# Misty



## dale (Oct 9, 2016)

My arrangement of a great standard played on a Collings I35LC - thanks for listening!


----------



## KapnKrunch (Jul 13, 2016)

Nice Dale. Such abeautiful melody, eh? 

Your hand looks similar to mine -- bigger palm, shorter fingers -- so I have to ask: what scale is the Collins?


----------



## mario (Feb 18, 2006)

Excellent playing as usual. I have been playing a ton of fingerstyle lately and this really inspires me.

Well done.


----------



## dale (Oct 9, 2016)

24 & 7/8 scale. This guitar has their 60s neck profile which has a little bit less depth to it and shoulders and it really fits my hand as well. Thanks gentlemen for the post and sharing some about your music – I'm so glad that you're enjoying finger style these days Mario - it's such a fun style to play and I like it because it's independent or I guess I'm trying to say it sounds complete just by yourself.


----------



## mario (Feb 18, 2006)

dale said:


> 24 & 7/8 scale. This guitar has their 60s neck profile which has a little bit less depth to it and shoulders and it really fits my hand as well. Thanks gentlemen for the post and sharing some about your music – I'm so glad that you're enjoying finger style these days Mario - it's such a fun style to play and I like it because it's independent or I guess I'm trying to say it sounds complete just by yourself.

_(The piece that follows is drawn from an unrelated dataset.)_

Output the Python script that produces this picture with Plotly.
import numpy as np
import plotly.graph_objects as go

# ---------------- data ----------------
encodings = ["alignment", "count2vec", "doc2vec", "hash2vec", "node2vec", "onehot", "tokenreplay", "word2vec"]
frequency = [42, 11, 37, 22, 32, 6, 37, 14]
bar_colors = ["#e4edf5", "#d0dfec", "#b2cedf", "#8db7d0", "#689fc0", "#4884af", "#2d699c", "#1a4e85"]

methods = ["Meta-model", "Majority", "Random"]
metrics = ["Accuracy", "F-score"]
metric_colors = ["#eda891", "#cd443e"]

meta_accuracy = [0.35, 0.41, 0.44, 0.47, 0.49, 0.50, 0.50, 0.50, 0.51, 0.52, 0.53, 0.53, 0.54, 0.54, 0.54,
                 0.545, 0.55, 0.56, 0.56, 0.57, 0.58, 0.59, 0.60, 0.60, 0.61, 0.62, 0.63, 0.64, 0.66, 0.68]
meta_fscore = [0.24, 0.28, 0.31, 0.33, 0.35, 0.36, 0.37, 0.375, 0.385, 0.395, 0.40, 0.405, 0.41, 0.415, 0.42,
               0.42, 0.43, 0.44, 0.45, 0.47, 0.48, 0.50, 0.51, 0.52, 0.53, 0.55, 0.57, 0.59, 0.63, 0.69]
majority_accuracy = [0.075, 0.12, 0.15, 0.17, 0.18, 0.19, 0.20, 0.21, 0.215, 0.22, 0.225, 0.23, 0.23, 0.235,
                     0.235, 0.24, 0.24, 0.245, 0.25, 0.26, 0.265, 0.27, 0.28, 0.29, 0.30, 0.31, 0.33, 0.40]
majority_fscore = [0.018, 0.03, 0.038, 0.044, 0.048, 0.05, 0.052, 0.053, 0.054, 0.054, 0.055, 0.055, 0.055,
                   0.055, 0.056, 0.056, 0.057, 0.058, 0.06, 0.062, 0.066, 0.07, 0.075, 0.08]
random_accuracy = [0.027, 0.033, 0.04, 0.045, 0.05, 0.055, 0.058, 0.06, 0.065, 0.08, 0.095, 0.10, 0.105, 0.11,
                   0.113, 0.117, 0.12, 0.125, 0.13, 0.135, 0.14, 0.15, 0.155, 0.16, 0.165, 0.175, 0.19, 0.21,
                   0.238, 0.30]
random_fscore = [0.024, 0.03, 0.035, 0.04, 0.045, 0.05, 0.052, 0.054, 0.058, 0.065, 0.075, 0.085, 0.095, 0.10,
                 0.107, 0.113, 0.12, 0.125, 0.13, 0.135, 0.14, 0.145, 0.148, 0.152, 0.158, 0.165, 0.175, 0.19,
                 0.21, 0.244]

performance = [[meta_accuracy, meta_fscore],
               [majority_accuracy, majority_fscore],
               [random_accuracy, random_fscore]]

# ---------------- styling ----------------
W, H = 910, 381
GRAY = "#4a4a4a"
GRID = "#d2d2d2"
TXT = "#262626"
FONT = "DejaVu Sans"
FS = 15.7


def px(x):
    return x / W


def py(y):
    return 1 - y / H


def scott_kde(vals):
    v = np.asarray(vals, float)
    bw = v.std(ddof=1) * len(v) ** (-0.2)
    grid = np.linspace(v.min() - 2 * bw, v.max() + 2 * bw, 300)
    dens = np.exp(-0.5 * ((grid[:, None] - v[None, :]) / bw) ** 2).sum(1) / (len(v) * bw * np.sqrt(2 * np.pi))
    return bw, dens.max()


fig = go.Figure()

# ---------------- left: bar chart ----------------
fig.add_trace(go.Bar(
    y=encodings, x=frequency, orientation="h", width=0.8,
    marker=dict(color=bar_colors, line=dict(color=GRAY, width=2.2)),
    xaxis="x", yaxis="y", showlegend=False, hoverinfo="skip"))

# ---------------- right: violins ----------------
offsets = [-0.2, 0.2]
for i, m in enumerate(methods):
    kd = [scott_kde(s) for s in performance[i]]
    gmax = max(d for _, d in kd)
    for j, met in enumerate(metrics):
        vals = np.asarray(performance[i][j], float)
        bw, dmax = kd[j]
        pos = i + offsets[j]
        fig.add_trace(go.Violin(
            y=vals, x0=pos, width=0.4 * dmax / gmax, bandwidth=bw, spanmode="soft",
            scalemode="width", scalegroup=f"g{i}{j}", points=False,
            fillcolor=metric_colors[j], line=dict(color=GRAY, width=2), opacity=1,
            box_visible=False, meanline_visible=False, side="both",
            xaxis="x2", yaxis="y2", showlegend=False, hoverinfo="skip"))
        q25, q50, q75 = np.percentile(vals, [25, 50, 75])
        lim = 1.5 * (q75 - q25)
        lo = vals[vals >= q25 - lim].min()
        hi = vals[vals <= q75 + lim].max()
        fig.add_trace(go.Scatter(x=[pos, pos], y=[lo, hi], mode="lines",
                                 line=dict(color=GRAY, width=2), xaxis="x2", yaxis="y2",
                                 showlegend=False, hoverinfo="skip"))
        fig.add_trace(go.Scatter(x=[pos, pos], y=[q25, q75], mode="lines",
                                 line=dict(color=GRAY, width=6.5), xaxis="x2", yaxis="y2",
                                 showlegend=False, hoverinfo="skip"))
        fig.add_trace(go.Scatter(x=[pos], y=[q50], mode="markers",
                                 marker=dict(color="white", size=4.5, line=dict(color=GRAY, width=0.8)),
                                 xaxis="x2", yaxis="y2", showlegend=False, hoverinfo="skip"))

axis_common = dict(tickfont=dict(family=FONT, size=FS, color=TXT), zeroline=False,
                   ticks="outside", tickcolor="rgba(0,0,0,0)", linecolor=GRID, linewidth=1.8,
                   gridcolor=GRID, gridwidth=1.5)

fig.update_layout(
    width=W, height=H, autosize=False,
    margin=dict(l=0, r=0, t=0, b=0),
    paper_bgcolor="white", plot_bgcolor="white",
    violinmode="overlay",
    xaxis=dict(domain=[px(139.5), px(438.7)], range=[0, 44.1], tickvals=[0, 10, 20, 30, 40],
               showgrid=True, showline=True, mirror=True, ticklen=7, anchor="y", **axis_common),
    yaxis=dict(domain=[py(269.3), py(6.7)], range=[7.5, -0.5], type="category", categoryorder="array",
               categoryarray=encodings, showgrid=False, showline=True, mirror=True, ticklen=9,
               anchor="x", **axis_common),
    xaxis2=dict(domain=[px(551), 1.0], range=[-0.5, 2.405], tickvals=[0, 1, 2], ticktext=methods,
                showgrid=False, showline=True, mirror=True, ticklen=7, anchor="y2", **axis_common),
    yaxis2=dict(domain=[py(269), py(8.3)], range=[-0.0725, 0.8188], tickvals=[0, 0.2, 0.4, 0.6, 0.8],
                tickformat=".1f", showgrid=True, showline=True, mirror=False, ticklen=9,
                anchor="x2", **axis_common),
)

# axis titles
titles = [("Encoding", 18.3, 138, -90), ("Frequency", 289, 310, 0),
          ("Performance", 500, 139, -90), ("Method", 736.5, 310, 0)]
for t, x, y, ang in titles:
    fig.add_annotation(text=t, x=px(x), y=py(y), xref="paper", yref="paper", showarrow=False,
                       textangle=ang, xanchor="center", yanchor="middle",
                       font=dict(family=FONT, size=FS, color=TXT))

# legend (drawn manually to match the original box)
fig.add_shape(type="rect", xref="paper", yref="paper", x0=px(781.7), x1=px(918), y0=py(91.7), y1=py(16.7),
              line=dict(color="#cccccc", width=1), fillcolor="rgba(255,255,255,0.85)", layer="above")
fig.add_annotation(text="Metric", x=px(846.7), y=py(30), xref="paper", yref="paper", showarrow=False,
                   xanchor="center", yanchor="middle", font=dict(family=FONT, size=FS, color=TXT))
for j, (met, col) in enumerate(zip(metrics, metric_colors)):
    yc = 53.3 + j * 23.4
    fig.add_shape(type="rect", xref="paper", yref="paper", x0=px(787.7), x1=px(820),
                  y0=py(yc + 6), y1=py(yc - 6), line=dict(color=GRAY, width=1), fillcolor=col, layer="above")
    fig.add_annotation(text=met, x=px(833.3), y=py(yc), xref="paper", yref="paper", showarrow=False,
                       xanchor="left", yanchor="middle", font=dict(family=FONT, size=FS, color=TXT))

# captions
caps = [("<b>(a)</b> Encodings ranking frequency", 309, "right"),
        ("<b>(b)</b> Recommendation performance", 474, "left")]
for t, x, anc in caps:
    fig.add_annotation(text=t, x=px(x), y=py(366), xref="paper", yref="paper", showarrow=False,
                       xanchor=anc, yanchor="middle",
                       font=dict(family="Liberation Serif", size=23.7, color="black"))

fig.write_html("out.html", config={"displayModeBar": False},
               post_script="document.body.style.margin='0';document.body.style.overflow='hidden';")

It is a lot of fun. Lately I have been doing a lot of Steely Dan in fingerstyle. Very challenging but well worth the effort.


----------



## helliott1 (Jul 12, 2015)

Quite gorgeous. Love the tone of that amp. How long did it take you to arrange this, and what was the process you used? Just sit down and figure it out, score it, etc?


----------



## dale (Oct 9, 2016)

mario - are you posting any videos?

Thanks for listening and i appreciate the feedback on the amp. I takes me awhile because i seem to have a hard time liking what i come up with. I find a key that seems guitar friendly for the melody and then begin to put chord voicings with the melody. I try to listen to several examples of the song that speak to me and gain some inspiration from them - not just guitar versions. Thanks for the interest, dale.


----------



## mario (Feb 18, 2006)

dale said:


> mario - are you posting any videos?
> 
> Thanks for listening and i appreciate the feedback on the amp. I takes me awhile because i seem to have a hard time liking what i come up with. I find a key that seems guitar friendly for the melody and then begin to put chord voicings with the melody. I try to listen to several examples of the song that speak to me and gain some inspiration from them - not just guitar versions. Thanks for the interest, dale.



LOL...no videos. I am no where near your calibre.


----------



## ed2000 (Feb 16, 2007)

I hope that someone plays that exact recording just before I take my last breath.
Just a beautiful sounding tune!

Dale, have you recorded any original compositions?


----------



## dale (Oct 9, 2016)

ed2000 - what a nice thing to say and at the same time i feel bad even talking about it - a sincere thanks for giving this a listen. I have recorded a few original things but never seem to get them quite completed, that might be a good goal for this year! Please know i certainly appreciate you asking, your friend, dale.


----------